## SHORT PROBLEM
Quote, verbatim, all material below, without pictures.

## RAW DATA
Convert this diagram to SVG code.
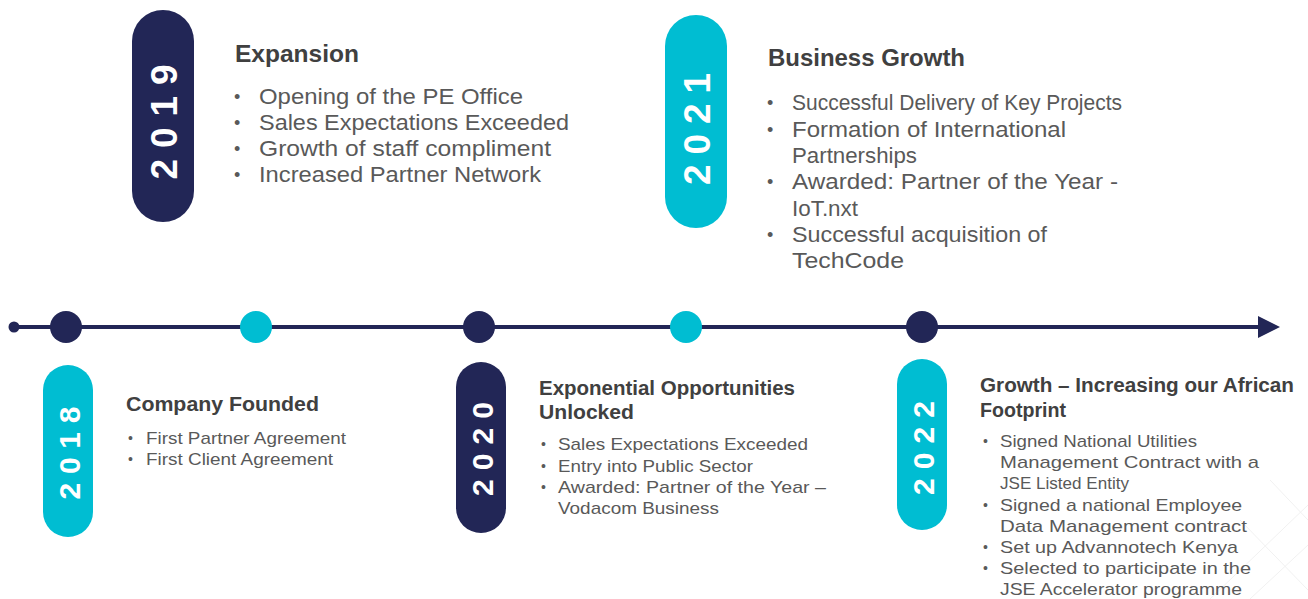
<svg xmlns="http://www.w3.org/2000/svg" width="1308" height="599" viewBox="0 0 1308 599">
<style>
.bg{fill:#ffffff}
.navy{fill:#222656}
.cyan{fill:#00BDD2}
.year{font-family:"Liberation Sans",Arial,sans-serif;font-weight:bold;fill:#ffffff;text-anchor:middle}
.title{font-family:"Liberation Sans",Arial,sans-serif;font-weight:bold;fill:#404040}
.t1{font-size:24px}
.t2{font-size:20px}
.item{font-family:"Liberation Sans",Arial,sans-serif;fill:#595959}
.i1{font-size:22px}
.i2{font-size:17px}
.b1{font-size:18px}
.b2{font-size:14px}
.deco{stroke:#f1f1f1;stroke-width:1;fill:none}
</style>
<rect class="bg" x="0" y="0" width="1308" height="599"/>

<g id="background-decoration">
  <line class="deco" x1="1250" y1="599" x2="1308" y2="545"/>
  <line class="deco" x1="1210" y1="599" x2="1308" y2="505"/>
  <line class="deco" x1="1240" y1="520" x2="1308" y2="590"/>
  <line class="deco" x1="1270" y1="480" x2="1308" y2="520"/>
</g>

<g id="connectors">
  <line x1="14" y1="327" x2="1262" y2="327" stroke="#222656" stroke-width="4"/>
  <circle class="navy" cx="14" cy="327" r="5.5"/>
  <polygon class="navy" points="1258,316 1280,327 1258,338"/>
</g>

<g id="markers">
  <circle class="navy" cx="66" cy="327" r="16"/>
  <circle class="cyan" cx="256" cy="327" r="16"/>
  <circle class="navy" cx="479" cy="327" r="16"/>
  <circle class="cyan" cx="686" cy="327" r="16"/>
  <circle class="navy" cx="922" cy="327" r="16"/>
</g>

<g id="node-2019">
  <rect class="navy" x="132" y="10" width="62" height="212" rx="31"/>
  <text class="year" font-size="37" transform="translate(177,122) rotate(-90)" textLength="115" lengthAdjust="spacing">2019</text>
  <text class="title t1" x="235" y="62" textLength="124" lengthAdjust="spacingAndGlyphs">Expansion</text>
  <g class="item i1">
    <text class="b1" x="234" y="103">•</text><text x="259" y="104" textLength="264" lengthAdjust="spacingAndGlyphs">Opening of the PE Office</text>
    <text class="b1" x="234" y="129">•</text><text x="259" y="130" textLength="310" lengthAdjust="spacingAndGlyphs">Sales Expectations Exceeded</text>
    <text class="b1" x="234" y="155">•</text><text x="259" y="156" textLength="292" lengthAdjust="spacingAndGlyphs">Growth of staff compliment</text>
    <text class="b1" x="234" y="181">•</text><text x="259" y="182" textLength="282" lengthAdjust="spacingAndGlyphs">Increased Partner Network</text>
  </g>
</g>

<g id="node-2021">
  <rect class="cyan" x="665" y="15" width="62" height="213" rx="31"/>
  <text class="year" font-size="37" transform="translate(710,129) rotate(-90)" textLength="112" lengthAdjust="spacing">2021</text>
  <text class="title t1" x="768" y="66" textLength="197" lengthAdjust="spacingAndGlyphs">Business Growth</text>
  <g class="item i1">
    <text class="b1" x="767" y="109">•</text><text x="792" y="110" textLength="330" lengthAdjust="spacingAndGlyphs">Successful Delivery of Key Projects</text>
    <text class="b1" x="767" y="136">•</text><text x="792" y="137" textLength="274" lengthAdjust="spacingAndGlyphs">Formation of International</text>
    <text x="792" y="163" textLength="125" lengthAdjust="spacingAndGlyphs">Partnerships</text>
    <text class="b1" x="767" y="188">•</text><text x="792" y="189" textLength="326" lengthAdjust="spacingAndGlyphs">Awarded: Partner of the Year -</text>
    <text x="792" y="216" textLength="66" lengthAdjust="spacingAndGlyphs">IoT.nxt</text>
    <text class="b1" x="767" y="241">•</text><text x="792" y="242" textLength="255" lengthAdjust="spacingAndGlyphs">Successful acquisition of</text>
    <text x="792" y="268" textLength="112" lengthAdjust="spacingAndGlyphs">TechCode</text>
  </g>
</g>

<g id="node-2018">
  <rect class="cyan" x="43" y="365" width="50" height="172" rx="25"/>
  <text class="year" font-size="30" transform="translate(79.5,453) rotate(-90)" textLength="93" lengthAdjust="spacing">2018</text>
  <text class="title t2" x="126" y="411" textLength="193" lengthAdjust="spacingAndGlyphs">Company Founded</text>
  <g class="item i2">
    <text class="b2" x="128" y="443">•</text><text x="146" y="444" textLength="200" lengthAdjust="spacingAndGlyphs">First Partner Agreement</text>
    <text class="b2" x="128" y="464">•</text><text x="146" y="465" textLength="187" lengthAdjust="spacingAndGlyphs">First Client Agreement</text>
  </g>
</g>

<g id="node-2020">
  <rect class="navy" x="456" y="362" width="50" height="171" rx="25"/>
  <text class="year" font-size="30" transform="translate(492.5,449) rotate(-90)" textLength="94" lengthAdjust="spacing">2020</text>
  <text class="title t2" x="539" y="395" textLength="256" lengthAdjust="spacingAndGlyphs">Exponential Opportunities</text>
  <text class="title t2" x="539" y="419" textLength="95" lengthAdjust="spacingAndGlyphs">Unlocked</text>
  <g class="item i2">
    <text class="b2" x="541" y="449">•</text><text x="558" y="450" textLength="250" lengthAdjust="spacingAndGlyphs">Sales Expectations Exceeded</text>
    <text class="b2" x="541" y="471">•</text><text x="558" y="472" textLength="195" lengthAdjust="spacingAndGlyphs">Entry into Public Sector</text>
    <text class="b2" x="541" y="492">•</text><text x="558" y="493" textLength="268" lengthAdjust="spacingAndGlyphs">Awarded: Partner of the Year –</text>
    <text x="558" y="514" textLength="161" lengthAdjust="spacingAndGlyphs">Vodacom Business</text>
  </g>
</g>

<g id="node-2022">
  <rect class="cyan" x="897" y="359" width="50" height="171" rx="25"/>
  <text class="year" font-size="30" transform="translate(933.5,448) rotate(-90)" textLength="94" lengthAdjust="spacing">2022</text>
  <text class="title t2" x="980" y="392" textLength="314" lengthAdjust="spacingAndGlyphs">Growth – Increasing our African</text>
  <text class="title t2" x="980" y="417" textLength="86" lengthAdjust="spacingAndGlyphs">Footprint</text>
  <g class="item i2">
    <text class="b2" x="983" y="446">•</text><text x="1000" y="447" textLength="197" lengthAdjust="spacingAndGlyphs">Signed National Utilities</text>
    <text x="1000" y="468" textLength="259" lengthAdjust="spacingAndGlyphs">Management Contract with a</text>
    <text x="1000" y="489" textLength="129" lengthAdjust="spacingAndGlyphs">JSE Listed Entity</text>
    <text class="b2" x="983" y="510">•</text><text x="1000" y="511" textLength="242" lengthAdjust="spacingAndGlyphs">Signed a national Employee</text>
    <text x="1000" y="532" textLength="247" lengthAdjust="spacingAndGlyphs">Data Management contract</text>
    <text class="b2" x="983" y="552">•</text><text x="1000" y="553" textLength="238" lengthAdjust="spacingAndGlyphs">Set up Advannotech Kenya</text>
    <text class="b2" x="983" y="573">•</text><text x="1000" y="574" textLength="251" lengthAdjust="spacingAndGlyphs">Selected to participate in the</text>
    <text x="1000" y="595" textLength="242" lengthAdjust="spacingAndGlyphs">JSE Accelerator programme</text>
  </g>
</g>
</svg>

## FINISHED TASK
Convert this diagram to SVG code.
<svg xmlns="http://www.w3.org/2000/svg" width="1308" height="599" viewBox="0 0 1308 599">
<style>
.bg{fill:#ffffff}
.navy{fill:#222656}
.cyan{fill:#00BDD2}
.year{font-family:"Liberation Sans",Arial,sans-serif;font-weight:bold;fill:#ffffff;text-anchor:middle}
.title{font-family:"Liberation Sans",Arial,sans-serif;font-weight:bold;fill:#404040}
.t1{font-size:24px}
.t2{font-size:20px}
.item{font-family:"Liberation Sans",Arial,sans-serif;fill:#595959}
.i1{font-size:22px}
.i2{font-size:17px}
.b1{font-size:18px}
.b2{font-size:14px}
.deco{stroke:#f1f1f1;stroke-width:1;fill:none}
</style>
<rect class="bg" x="0" y="0" width="1308" height="599"/>

<g id="background-decoration">
  <line class="deco" x1="1250" y1="599" x2="1308" y2="545"/>
  <line class="deco" x1="1210" y1="599" x2="1308" y2="505"/>
  <line class="deco" x1="1240" y1="520" x2="1308" y2="590"/>
  <line class="deco" x1="1270" y1="480" x2="1308" y2="520"/>
</g>

<g id="connectors">
  <line x1="14" y1="327" x2="1262" y2="327" stroke="#222656" stroke-width="4"/>
  <circle class="navy" cx="14" cy="327" r="5.5"/>
  <polygon class="navy" points="1258,316 1280,327 1258,338"/>
</g>

<g id="markers">
  <circle class="navy" cx="66" cy="327" r="16"/>
  <circle class="cyan" cx="256" cy="327" r="16"/>
  <circle class="navy" cx="479" cy="327" r="16"/>
  <circle class="cyan" cx="686" cy="327" r="16"/>
  <circle class="navy" cx="922" cy="327" r="16"/>
</g>

<g id="node-2019">
  <rect class="navy" x="132" y="10" width="62" height="212" rx="31"/>
  <text class="year" font-size="37" transform="translate(177,122) rotate(-90)" textLength="115" lengthAdjust="spacing">2019</text>
  <text class="title t1" x="235" y="62" textLength="124" lengthAdjust="spacingAndGlyphs">Expansion</text>
  <g class="item i1">
    <text class="b1" x="234" y="103">•</text><text x="259" y="104" textLength="264" lengthAdjust="spacingAndGlyphs">Opening of the PE Office</text>
    <text class="b1" x="234" y="129">•</text><text x="259" y="130" textLength="310" lengthAdjust="spacingAndGlyphs">Sales Expectations Exceeded</text>
    <text class="b1" x="234" y="155">•</text><text x="259" y="156" textLength="292" lengthAdjust="spacingAndGlyphs">Growth of staff compliment</text>
    <text class="b1" x="234" y="181">•</text><text x="259" y="182" textLength="282" lengthAdjust="spacingAndGlyphs">Increased Partner Network</text>
  </g>
</g>

<g id="node-2021">
  <rect class="cyan" x="665" y="15" width="62" height="213" rx="31"/>
  <text class="year" font-size="37" transform="translate(710,129) rotate(-90)" textLength="112" lengthAdjust="spacing">2021</text>
  <text class="title t1" x="768" y="66" textLength="197" lengthAdjust="spacingAndGlyphs">Business Growth</text>
  <g class="item i1">
    <text class="b1" x="767" y="109">•</text><text x="792" y="110" textLength="330" lengthAdjust="spacingAndGlyphs">Successful Delivery of Key Projects</text>
    <text class="b1" x="767" y="136">•</text><text x="792" y="137" textLength="274" lengthAdjust="spacingAndGlyphs">Formation of International</text>
    <text x="792" y="163" textLength="125" lengthAdjust="spacingAndGlyphs">Partnerships</text>
    <text class="b1" x="767" y="188">•</text><text x="792" y="189" textLength="326" lengthAdjust="spacingAndGlyphs">Awarded: Partner of the Year -</text>
    <text x="792" y="216" textLength="66" lengthAdjust="spacingAndGlyphs">IoT.nxt</text>
    <text class="b1" x="767" y="241">•</text><text x="792" y="242" textLength="255" lengthAdjust="spacingAndGlyphs">Successful acquisition of</text>
    <text x="792" y="268" textLength="112" lengthAdjust="spacingAndGlyphs">TechCode</text>
  </g>
</g>

<g id="node-2018">
  <rect class="cyan" x="43" y="365" width="50" height="172" rx="25"/>
  <text class="year" font-size="30" transform="translate(79.5,453) rotate(-90)" textLength="93" lengthAdjust="spacing">2018</text>
  <text class="title t2" x="126" y="411" textLength="193" lengthAdjust="spacingAndGlyphs">Company Founded</text>
  <g class="item i2">
    <text class="b2" x="128" y="443">•</text><text x="146" y="444" textLength="200" lengthAdjust="spacingAndGlyphs">First Partner Agreement</text>
    <text class="b2" x="128" y="464">•</text><text x="146" y="465" textLength="187" lengthAdjust="spacingAndGlyphs">First Client Agreement</text>
  </g>
</g>

<g id="node-2020">
  <rect class="navy" x="456" y="362" width="50" height="171" rx="25"/>
  <text class="year" font-size="30" transform="translate(492.5,449) rotate(-90)" textLength="94" lengthAdjust="spacing">2020</text>
  <text class="title t2" x="539" y="395" textLength="256" lengthAdjust="spacingAndGlyphs">Exponential Opportunities</text>
  <text class="title t2" x="539" y="419" textLength="95" lengthAdjust="spacingAndGlyphs">Unlocked</text>
  <g class="item i2">
    <text class="b2" x="541" y="449">•</text><text x="558" y="450" textLength="250" lengthAdjust="spacingAndGlyphs">Sales Expectations Exceeded</text>
    <text class="b2" x="541" y="471">•</text><text x="558" y="472" textLength="195" lengthAdjust="spacingAndGlyphs">Entry into Public Sector</text>
    <text class="b2" x="541" y="492">•</text><text x="558" y="493" textLength="268" lengthAdjust="spacingAndGlyphs">Awarded: Partner of the Year –</text>
    <text x="558" y="514" textLength="161" lengthAdjust="spacingAndGlyphs">Vodacom Business</text>
  </g>
</g>

<g id="node-2022">
  <rect class="cyan" x="897" y="359" width="50" height="171" rx="25"/>
  <text class="year" font-size="30" transform="translate(933.5,448) rotate(-90)" textLength="94" lengthAdjust="spacing">2022</text>
  <text class="title t2" x="980" y="392" textLength="314" lengthAdjust="spacingAndGlyphs">Growth – Increasing our African</text>
  <text class="title t2" x="980" y="417" textLength="86" lengthAdjust="spacingAndGlyphs">Footprint</text>
  <g class="item i2">
    <text class="b2" x="983" y="446">•</text><text x="1000" y="447" textLength="197" lengthAdjust="spacingAndGlyphs">Signed National Utilities</text>
    <text x="1000" y="468" textLength="259" lengthAdjust="spacingAndGlyphs">Management Contract with a</text>
    <text x="1000" y="489" textLength="129" lengthAdjust="spacingAndGlyphs">JSE Listed Entity</text>
    <text class="b2" x="983" y="510">•</text><text x="1000" y="511" textLength="242" lengthAdjust="spacingAndGlyphs">Signed a national Employee</text>
    <text x="1000" y="532" textLength="247" lengthAdjust="spacingAndGlyphs">Data Management contract</text>
    <text class="b2" x="983" y="552">•</text><text x="1000" y="553" textLength="238" lengthAdjust="spacingAndGlyphs">Set up Advannotech Kenya</text>
    <text class="b2" x="983" y="573">•</text><text x="1000" y="574" textLength="251" lengthAdjust="spacingAndGlyphs">Selected to participate in the</text>
    <text x="1000" y="595" textLength="242" lengthAdjust="spacingAndGlyphs">JSE Accelerator programme</text>
  </g>
</g>
</svg>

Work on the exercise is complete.